Cookbook:Chicken Curry (Kare Ayam)
Kare Ayam (Chicken Curry) is one of the signature dishes of Indonesian cuisine. In spite of the name "curry," this dish does not use Indian curry spice, and is actually a spicy but sweet dish.
Makes 4 servings.
- 1 lb. (450g) boneless, skinless chicken parts
- 5 Asian shallots, sliced (or 1/2 cup chopped onions)
- 2 cloves garlic, minced
- 1 tsp ginger, minced or grated
- 1 tsp lemongrass, minced or grated
- 6 kimiri (candlenuts), ground
- 2 salam Leaves (Indonesian bay leaves)
- 4 kaffir lime leaves
- ½ tsp turmeric root (ground or grated)
- ½ tsp galangal root (ground or grated)
- 1 cup (240ml) coconut milk
- ½ tsp salt (to taste)
- 2 tbs gula jawa
- 2 tbs cooking oil
- 2 Hot chilies (optional)
- ¼ tsp terasi (fermented shrimp paste)
- Wash chicken parts.
- In a food processor (or mortar and pestle) grind the garlic, ginger, kimiri nuts, turmeric, galangal, hot chilies, and terasi into a paste (bumbu).

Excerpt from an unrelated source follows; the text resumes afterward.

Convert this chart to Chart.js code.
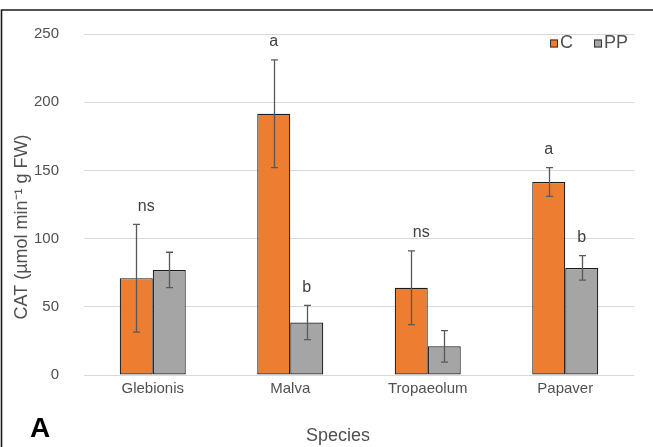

- In a wok or skillet, cook the paste over medium heat for 1 minute.
- Add the chicken parts to the wok and brown.
- Add the shallots, lemongrass, kaffir lime leaves, and salam leaves to the wok and sauté for another minute.
- Add the coconut milk and bring to a light boil.
- Simmer on low heat for 10 minutes.
Notes, tips, and variationsEdit
- Serve with white rice (nasi putih), yellow rice (nasi kuning), or coconut rice (nasi uduk).
- Top with fried shallots.
- Substitute fish, shrimp, or lamb for the chicken.